Soufflerie 1/2 et CFD
On passe une porte et nous voila dans un hangar où les photos sont interdites. Nous sommes sur une plateforme placée sur un échafaudage enserrant un énorme tuyau de métal en forme de U. Au dessous de nous, à travers une petite lucarne, j’aperçois une petite monoplace noire sur un tapis, c’est la soufflerie Renault. Les premiers tests aéro de la future monoplace débutent au cours de l’été. Elle partagera alors le tapis avec la voiture qui dispute le championnat et dont le développement se poursuit quasiment jusqu’au terme de la saison. Environ 40% du temps sera alloué à la nouvelle auto.

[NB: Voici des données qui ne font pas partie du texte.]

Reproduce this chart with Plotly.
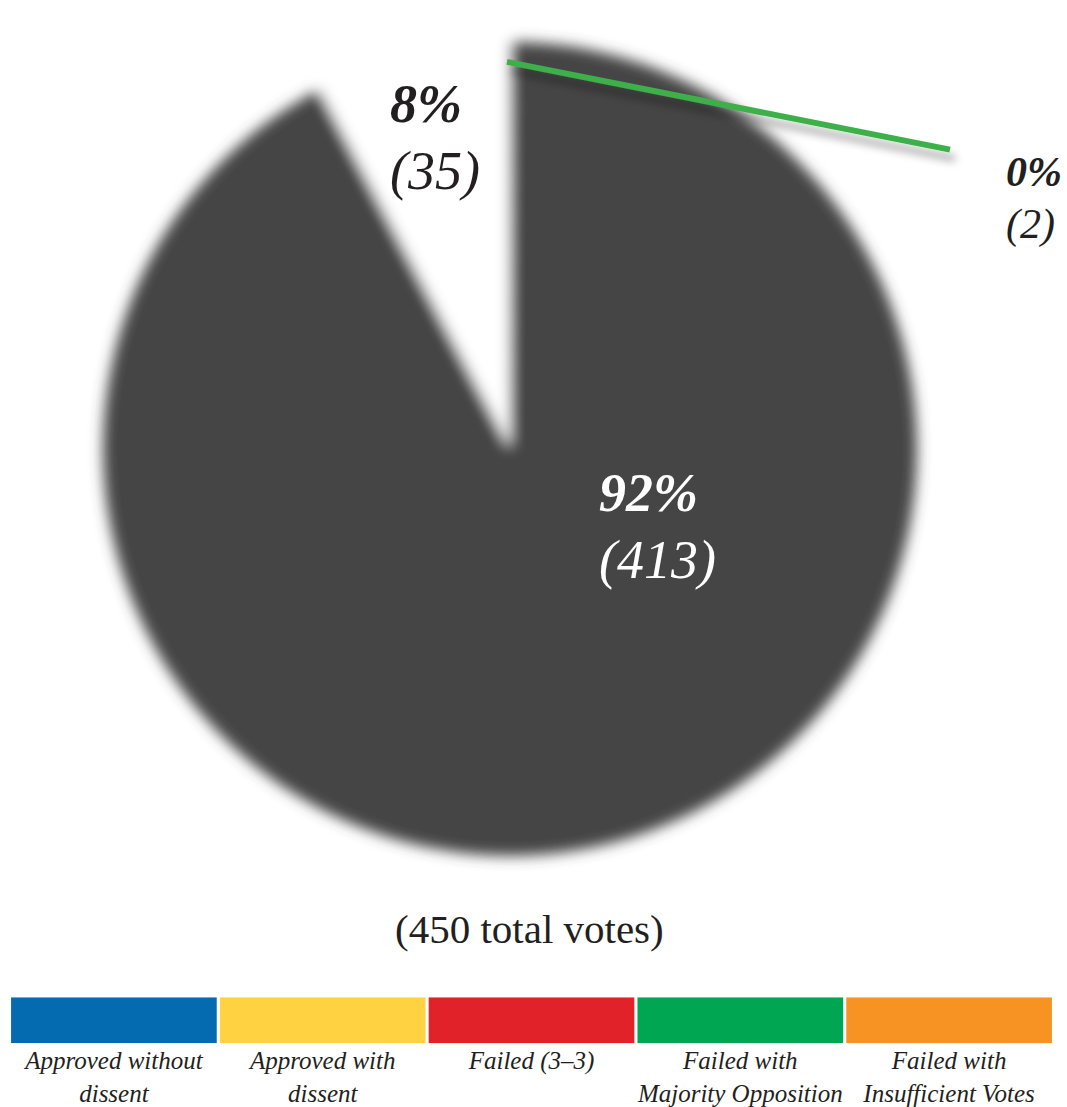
import plotly.graph_objects as go

# ---- data ----
slice_labels = ["Failed with Majority Opposition", "Approved", "Approved with dissent"]
slice_votes = [2, 413, 35]
slice_colors = ["#444444", "#444444", "#ffffff"]
total_votes = sum(slice_votes)

legend_labels = ["Approved without<br>dissent", "Approved with<br>dissent", "Failed (3–3)",
                 "Failed with<br>Majority Opposition", "Failed with<br>Insufficient Votes"]
legend_colors = ["#046bb0", "#fed241", "#e12228", "#00a651", "#f69322"]
legend_values = [1, 1, 1, 1, 1]

W, H = 1067, 1107
CX, CY, R = 510, 450, 408
FONT = "Liberation Serif"

def px(x):
    return x / W

def py(y):
    return 1 - y / H

fig = go.Figure()

fig.add_trace(go.Pie(
    labels=slice_labels, values=slice_votes,
    marker=dict(colors=slice_colors, line=dict(width=0)),
    sort=False, direction="clockwise", rotation=0,
    textinfo="none", hoverinfo="label+value+percent", showlegend=False,
    domain=dict(x=[px(CX - R), px(CX + R)], y=[py(CY + R), py(CY - R)]),
))

legend_x = list(range(len(legend_labels)))
fig.add_trace(go.Bar(
    x=legend_x, y=legend_values, marker=dict(color=legend_colors, line=dict(width=0)),
    showlegend=False, hoverinfo="skip", xaxis="x", yaxis="y",
))

pct = [round(v / total_votes * 100) for v in slice_votes]
TXT = "#231f20"
label_specs = [
    # (index, left x, y line1, y line2, size, color)
    (2, 388, 104, 171, 54, TXT),
    (1, 597, 494, 562, 54, "#ffffff"),
    (0, 1004, 172, 225, 42, TXT),
]
annotations = []
for i, lx, y1, y2, size, col in label_specs:
    annotations.append(dict(
        x=px(lx), y=py(y1), xref="paper", yref="paper", xanchor="left", yanchor="middle",
        text=f"<b>{pct[i]}%</b>", showarrow=False,
        font=dict(family=FONT, size=size, color=col, style="italic")))
    annotations.append(dict(
        x=px(lx), y=py(y2), xref="paper", yref="paper", xanchor="left", yanchor="middle",
        text=f"({slice_votes[i]})", showarrow=False,
        font=dict(family=FONT, size=size, color=col, style="italic")))

annotations.append(dict(
    x=px(529), y=py(932), xref="paper", yref="paper", xanchor="center", yanchor="middle",
    text=f"({total_votes} total votes)", showarrow=False,
    font=dict(family=FONT, size=41, color=TXT)))

fig.update_layout(
    width=W, height=H,
    margin=dict(l=0, r=0, t=0, b=0),
    paper_bgcolor="white", plot_bgcolor="white",
    bargap=0.015,
    xaxis=dict(domain=[px(9.5), px(1053.5)], range=[-0.5, 4.5], tickvals=legend_x,
               ticktext=legend_labels, showgrid=False, zeroline=False, showline=False,
               ticks="", fixedrange=True,
               tickfont=dict(family=FONT, size=25, color=TXT, style="italic")),
    yaxis=dict(domain=[py(1046), py(1000)], range=[0, 1], visible=False, fixedrange=True),
    annotations=annotations,
    shapes=[dict(type="line", xref="paper", yref="paper",
                 x0=px(507), y0=py(CY - R + 20), x1=px(950), y1=py(150),
                 line=dict(color="#3db049", width=6))],
)

post = """
document.documentElement.style.margin = '0';
document.body.style.margin = '0';
document.body.style.padding = '0';
document.body.style.overflow = 'hidden';
var gd = document.getElementById('{plot_id}');
var ns = 'http://www.w3.org/2000/svg';
var svg = gd.querySelector('svg.main-svg');
var defs = svg.querySelector('defs');
if (!defs) { defs = document.createElementNS(ns, 'defs'); svg.insertBefore(defs, svg.firstChild); }
var f = document.createElementNS(ns, 'filter');
f.setAttribute('id', 'pieBlur');
f.setAttribute('x', '-10%'); f.setAttribute('y', '-10%');
f.setAttribute('width', '120%'); f.setAttribute('height', '120%');
var b = document.createElementNS(ns, 'feGaussianBlur');
b.setAttribute('stdDeviation', '7');
f.appendChild(b); defs.appendChild(f);
var f2 = document.createElementNS(ns, 'filter');
f2.setAttribute('id', 'lineShadow');
f2.setAttribute('x', '-10%'); f2.setAttribute('y', '-60%');
f2.setAttribute('width', '130%'); f2.setAttribute('height', '250%');
var d = document.createElementNS(ns, 'feDropShadow');
d.setAttribute('dx', '5'); d.setAttribute('dy', '9'); d.setAttribute('stdDeviation', '4');
d.setAttribute('flood-color', '#000'); d.setAttribute('flood-opacity', '0.35');
f2.appendChild(d); defs.appendChild(f2);
gd.querySelectorAll('.pielayer .trace').forEach(function(t){ t.setAttribute('filter', 'url(#pieBlur)'); });
gd.querySelectorAll('.shapelayer path').forEach(function(p){ p.setAttribute('filter', 'url(#lineShadow)'); });
"""

fig.write_html("out.html", post_script=post, config={"displayModeBar": False})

La concurrence qui se gargarise de ses multiples souffleries échelle 1 m’a fait passer à côté d’un élément essentiel : Renault travaille avec une soufflerie à l’échelle 1/2 ! On justifie cela par le gain de temps énorme que représente le travail à l’échelle 1/2 mais on a quand même quelques difficultés à les croire complètement (précisons qu’ils utilisent quand même une soufflerie 1/1 aux USA quand le besoin s’en fait sentir). D’ailleurs, les travaux à l’extérieur du bâtiment sont en quelque sorte la confirmation de mes doutes.
Le CFD (Computational Fluid Dynamics) à ¾ enterré pour lui donner une température constante est quasiment terminé. Cet ordinateur monstrueux servira à l’analyse de la dynamique des fluides assistée par ordinateur, une soufflerie numérique en quelque sorte. Le joujou qui a coûté 50 millions de dollars (2x moins cher qu’une soufflerie) sera opérationnel cet été et devrait être dans le top 10 des calculateurs européens les plus puissants. La R29 en sera la principale bénéficiaire. Espoirs. Il semble que la R28 sera aussi concernée car Renault entend développer jusqu’au bout sa monoplace 2008 afin d’encourager son pilote leader à rester dans la place.
Pour Bob Bell, ce CFD qui sera également utilisé pour les études concernant les autos de série a une portée qui dépasse la F1, et même l’automobile. Sachant que le CFD est utile dans des domaines comme la médecine ou la chirurgie, il aime dire que cette approche technologique de la F1 n’est plus égoïste et qu’elle va bénéficier aussi à la société.